It would have been a bad sign for Tesco at any time of the year, but when it entered the public arena via social media on the eve of Nollaig na Mban, or women’s Christmas, the large sign on display at one of its new stores in the west of Ireland was unfortunately ill-judged.
Or at least that’s what it looked like at first glance.
One of the large blue pieces of signage used by the retail giant to direct people around its new store in the Galway town of Headford seemed to suggest that domestic appliances were the sole preserve of women.
The woman who made the spot was Éidín Ní Shé. While doing her shopping on Thursday she looked up and noticed the Tesco sign translated the phrase “domestic appliances” into Irish as “díbholaígh do mhná”.
As many people do and in what has become a sign of our times, she immediately took to Twitter to voice her annoyance at what she thought was an antediluvian attitude to domestic responsibilities.
“Hello Tesco,” she tweeted. “On the eve of Nollaig na Mban note that “domestic appliance” does not translate in Irish to “appliances for women” please amend.
Cue national outrage.
In just a few hours her tweet was viewed more than 300,000 times, liked more than 3,000 times and retweeted hundreds of times, while also attracting hundreds of comments most of which were pretty hard on Tesco.
There were multiple face palm emojis and gifs expressing shock and horror. People called for someone in Tesco to be “taken to account” for the flagrant misogyny. The twin faces of Éamon de Valera and John Charles McQuaid even made an appearance, and the less-than-enlightened views of the one-time taoiseach and archbishop of Dublin on the role of women in Ireland were likened to the sign.
Tesco was – some people suggested – an embarrassment while others called on it to “step out of the 19th Century”.
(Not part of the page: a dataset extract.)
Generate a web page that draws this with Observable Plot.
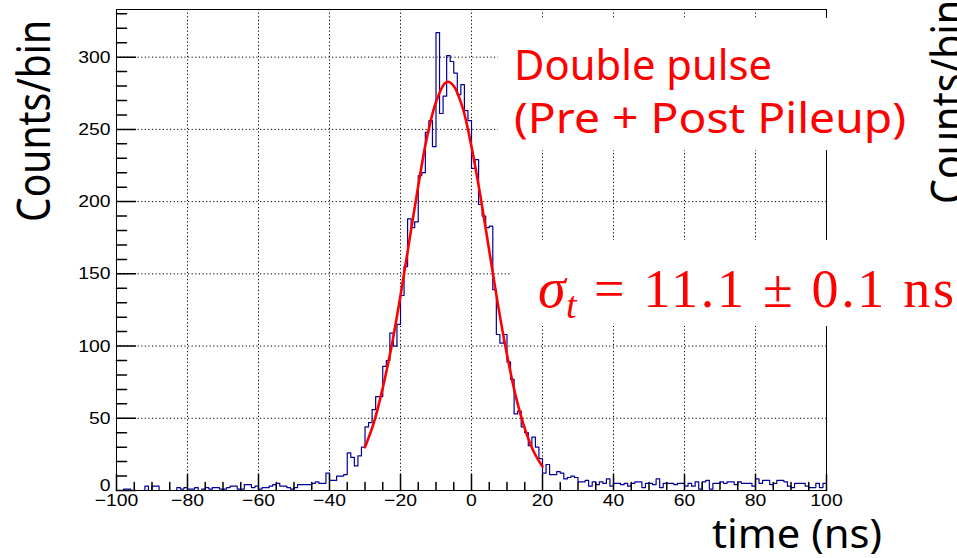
<!DOCTYPE html>
<html><head><meta charset="utf-8">
<script src="https://cdn.jsdelivr.net/npm/d3@7"></script>
<script src="https://cdn.jsdelivr.net/npm/@observablehq/plot@0.6"></script>
<style>
html,body{margin:0;padding:0;background:#fff;}
#chart{width:957px;height:558px;overflow:hidden;}
</style></head><body><div id="chart"></div>
<script>
// Histogram: 200 bins of 1 ns from -100 ns to 100 ns (counts per bin)
const binLow = -100;
const binWidth = 1;
const counts = [
  0,0,1,1,0,0,0,0,3,0,            // -100 .. -91
  3,3,0,0,0,0,0,2,1,2,            // -90 .. -81
  1,1,2,0,1,2,1,2,2,1,            // -80 .. -71
  1,2,3,3,1,1,4,4,2,3,            // -70 .. -61
  1,2,2,3,4,5,3,3,2,1,            // -60 .. -51
  2,4,4,4,4,5,6,5,5,12,           // -50 .. -41
  7,7,10,10,11,26,23,17,24,30,    // -40 .. -31
  44,47,56,65,65,86,90,109,100,115, // -30 .. -21
  135,155,188,182,186,218,220,248,256,238, // -20 .. -11
  317,261,273,301,297,289,274,281,263,256, // -10 .. -1
  223,229,198,190,182,183,139,108,102,108, // 0 .. 9
  89,77,53,55,44,40,31,37,30,22,  // 10 .. 19
  12,18,11,11,13,12,8,9,10,9,     // 20 .. 29
  6,6,7,3,6,4,6,5,8,3,            // 30 .. 39
  5,5,4,5,3,5,6,6,2,5,            // 40 .. 49
  5,4,8,2,5,5,5,4,5,5,            // 50 .. 59
  3,5,3,6,1,6,7,1,5,5,            // 60 .. 69
  6,5,6,6,4,6,5,5,5,3,            // 70 .. 79
  8,5,7,7,4,5,7,7,6,3,            // 80 .. 89
  2,5,5,5,3,2,2,5,2,5             // 90 .. 99
];
// Gaussian fit curve
const fitTime  = [-30,-27.5,-25,-22.5,-20,-17.5,-15,-12.5,-10,-7.5,-6.5,-5,-2.5,0,2.5,5,7.5,10,12.5,15,17.5,20];
const fitValue = [30,47,71,100,135,173,211,245,269,282,283,280,265,238,204,166,128,94,65,43,27,16.5];

const xMajorTicks = [-100,-80,-60,-40,-20,0,20,40,60,80,100];
const xMinorTicks = [-95,-90,-85,-75,-70,-65,-55,-50,-45,-35,-30,-25,-15,-10,-5,5,10,15,25,30,35,45,50,55,65,70,75,85,90,95];
const yMajorTicks = [0,50,100,150,200,250,300];
const yMinorTicks = [10,20,30,40,60,70,80,90,110,120,130,140,160,170,180,190,210,220,230,240,260,270,280,290,310,320,330];
const xGrid = [-80,-60,-40,-20,0,20,40,60,80];
const yGrid = [50,100,150,200,250,300];

const hist = counts.map((c, i) => ({t: binLow + i * binWidth, c}));
hist.push({t: binLow + counts.length * binWidth, c: counts[counts.length - 1]});
const fit = fitTime.map((t, i) => ({t, v: fitValue[i]}));

const tickShape = {draw(ctx, l) { ctx.moveTo(0, 0); ctx.lineTo(0, -l); }};
const dots = "1.2,2.4";

const svg = Plot.plot({
  width: 957, height: 558,
  marginLeft: 116, marginRight: 131, marginTop: 9, marginBottom: 68,
  style: {fontFamily: "'Liberation Sans', Arial, sans-serif", fontSize: "17px", color: "#000", background: "#fff"},
  x: {domain: [-100, 100]},
  y: {domain: [0, 333]},
  marks: [
    Plot.ruleX(xGrid, {stroke: "#000", strokeDasharray: dots, strokeWidth: 1}),
    Plot.ruleY(yGrid, {stroke: "#000", strokeDasharray: dots, strokeWidth: 1}),
    Plot.line(hist, {x: "t", y: "c", curve: "step-after", stroke: "#000099", strokeWidth: 1.2}),
    Plot.line(fit, {x: "t", y: "v", curve: "catmull-rom", stroke: "#ff0000", strokeWidth: 2.6}),
    Plot.vector(xMajorTicks, {x: d => d, frameAnchor: "bottom", length: 16, rotate: 0, anchor: "start", shape: tickShape, stroke: "#000"}),
    Plot.vector(xMinorTicks, {x: d => d, frameAnchor: "bottom", length: 8, rotate: 0, anchor: "start", shape: tickShape, stroke: "#000"}),
    Plot.vector(yMajorTicks, {y: d => d, frameAnchor: "left", length: 19, rotate: 90, anchor: "start", shape: tickShape, stroke: "#000"}),
    Plot.vector(yMinorTicks, {y: d => d, frameAnchor: "left", length: 10, rotate: 90, anchor: "start", shape: tickShape, stroke: "#000"}),
    Plot.frame({stroke: "#000", strokeWidth: 1}),
    Plot.axisX(xMajorTicks, {tickSize: 0, tickPadding: 3, label: null}),
    Plot.axisY(yMajorTicks.filter(d => d > 0), {tickSize: 0, tickPadding: 6, label: null}),
    Plot.axisY([0], {tickSize: 0, tickPadding: 6, label: null, dy: -5})
  ]
});

const s = d3.select(svg);
// ROOT tick labels are a little wider than plain Helvetica
s.selectAll("g[aria-label='x-axis tick label'] text, g[aria-label='y-axis tick label'] text")
  .attr("transform", function () { return (this.getAttribute("transform") || "") + " scale(1.14,1)"; });

// white text boxes of the slide annotations
s.append("rect").attr("x", 498).attr("y", 18).attr("width", 459).attr("height", 132).attr("fill", "#fff");
s.append("rect").attr("x", 512).attr("y", 240).attr("width", 445).attr("height", 86).attr("fill", "#fff");

const sans = "'Noto Sans', 'Open Sans', sans-serif";
const serif = "'Liberation Serif', 'DejaVu Serif', serif";
function txt() { return s.append("text").attr("text-anchor", "start"); }

txt().attr("x", 514).attr("y", 80).attr("fill", "#ff0000")
  .attr("font-family", sans).attr("font-size", 41).attr("textLength", 258).attr("lengthAdjust", "spacingAndGlyphs")
  .text("Double pulse");
txt().attr("x", 514).attr("y", 133).attr("fill", "#ff0000")
  .attr("font-family", sans).attr("font-size", 41).attr("textLength", 392).attr("lengthAdjust", "spacingAndGlyphs")
  .text("(Pre + Post Pileup)");

txt().attr("x", 538).attr("y", 307).attr("fill", "#ff0000")
  .attr("font-family", serif).attr("font-style", "italic").attr("font-size", 56).text("σ");
txt().attr("x", 566).attr("y", 318).attr("fill", "#ff0000")
  .attr("font-family", serif).attr("font-style", "italic").attr("font-size", 38).text("t");
txt().attr("x", 594).attr("y", 307).attr("fill", "#ff0000")
  .attr("font-family", serif).attr("font-size", 54).attr("textLength", 360).attr("lengthAdjust", "spacing")
  .text("= 11.1 ± 0.1 ns");

// axis titles
s.append("text").attr("transform", "translate(50,121) rotate(-90) scale(1,1.15)")
  .attr("text-anchor", "middle").attr("font-family", sans).attr("font-size", 40)
  .attr("textLength", 202).attr("lengthAdjust", "spacingAndGlyphs").attr("fill", "#000").text("Counts/bin");
txt().attr("x", 712).attr("y", 548)
  .attr("font-family", sans).attr("font-size", 40)
  .attr("textLength", 170).attr("lengthAdjust", "spacingAndGlyphs").attr("fill", "#000").text("time (ns)");
// neighbouring panel's axis title, cut by the right edge
s.append("text").attr("transform", "translate(964,102) rotate(-90) scale(1,1.15)")
  .attr("text-anchor", "middle").attr("font-family", sans).attr("font-size", 40)
  .attr("textLength", 204).attr("lengthAdjust", "spacingAndGlyphs").attr("fill", "#000").text("Counts/bin");

document.getElementById("chart").appendChild(svg);
</script>
</body></html>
Tesco was clearly morto. One of its social media monitors was quick with the mea culpas and minutes after the initial tweet appeared, the retailer’s official account responded to Ní Shé. “Thanks for getting in touch. I do apologise to hear about this [sic] and I will certainly relay this back to the store for you,” the media monitor said.
But then – as so often happens – the situation became somewhat clearer and it wasn’t, perhaps, as egregious an offence as many may have thought.
Some users of the social media platform pointed out that “Díbholaígh do mhná” does not in fact translate as appliances for women and actually means “women’s deodorant”.
The subtle distinction suggested that rather than any malice or outdated attitudes to the division of household chores, a simple printing error had been made.
When contacted by The Irish Times, Ní Shé accepted that her original tweet had not perhaps painted as accurate a picture as she may have wished.
“As a fluent Irish speaker I even got it wrong,” she said. She accepted that the Irish under the phrase domestic appliances does in fact mean “deodorant for women” and that it was a newly opened store, but added that even so “the translations should be correct”.
Tesco was also contacted to see what it had to say about its directions getting lost in translation. A spokeswoman said it was “very proud of our dual language signage”.
She added that Tesco was “sorry for the error on the sign in our Headford store but we appreciate it being pointed out to us. The sign has been removed and will be corrected shortly”.